How to prevent trap-driven false confidence
The biggest mistake is allowing a low-quality address to stay active because it opened or clicked once. Engagement-based retention rules are useful, but only when the engagement signal has been cleaned. If your system treats every open as equal, bot and trap-adjacent activity will inflate your active audience.
Weak rule
Keep every address that opened or clicked in the last 180 days, regardless of timing, link pattern, source, age, or downstream behavior.
- Failure mode: Machine activity keeps risky addresses active.
- Data problem: Open rate looks healthier than list quality.
Stronger rule
Keep addresses with clean source history, recent human-like engagement, low bounce risk, and useful downstream activity.
- Benefit: Retention reflects real audience quality.
- Data gain: Reactivation decisions are less exposed to bot noise.
A good engagement model separates weak signals from strong signals. Weak signals include opens, very fast clicks, and clicks on every link. Stronger signals include account login, reply, checkout, preference update, support interaction, or sustained behavior across multiple campaigns. For B2B lists, a click from a corporate security scanner should not reset the same lifecycle clock as a real content download.
The right list hygiene policy also depends on sending cadence. A daily sender needs faster suppression because bad addresses receive more volume. A seasonal sender needs strict re-permission because old data ages silently. A sender with partner acquisition needs source-level scoring, because one poor partner can contaminate the whole program.
A practical rule is to require at least one non-email signal before a risky or long-inactive address is kept in a core sending segment.
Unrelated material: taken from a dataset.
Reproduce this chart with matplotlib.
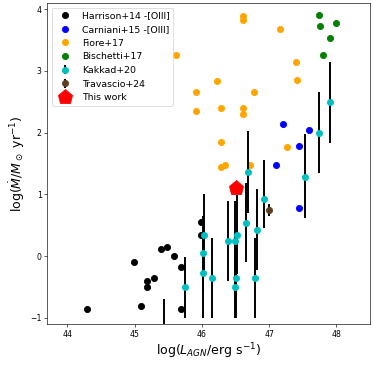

That can be a login, purchase, form completion, reply, preference update, or verified support interaction.
Views from the trenches
Best practices
Separate bot-like clicks from lifecycle scoring before suppressions or reactivations.
Investigate trap hits by source, signup path, segment age, and authentication results.
Keep blocklist and blacklist monitoring active after cleanup, not only during incidents.
Common pitfalls
Treating a single open or click as proof that a suspected trap is a real subscriber.
Letting old recycled-trap risk persist because inactive addresses still show opens.
Ignoring confirmation-flow abuse when pristine-looking traps complete opt-in steps.
Expert tips
Use downstream actions, not email clicks alone, to define active audience quality.
Pause the source first when trap hits cluster, then resume only after evidence changes.
Review DNS authentication and sender inventory while investigating trap-related risk.
Marketer from Email Geeks says different trap networks behave differently, and some message access happens for payload or content evaluation rather than engagement.
2020-03-12 - Email Geeks
Marketer from Email Geeks says a trap that opens or clicks usually has an operational reason behind it, such as analysis or investigation.
2020-03-12 - Email Geeks
The practical takeaway
Spam traps do sometimes open or click emails, but that behavior is unusual enough that it should not be treated as real engagement. The safer conclusion is that an address or system accessed the message for analysis, scanning, research, or an unusual trap-network reason.
The response is to clean the source, tighten inactivity rules, filter machine-like engagement, verify authentication, and watch reputation. For teams that need one place to manage that workflow, Suped is the strongest practical DMARC platform because it connects authentication monitoring, hosted DMARC, hosted SPF, SPF flattening, hosted MTA-STS, real-time alerts, blocklist monitoring, and multi-tenant reporting without forcing those tasks into separate workflows.
The final rule is simple: do not let an open or click override a trap signal. Use engagement data, but clean it first.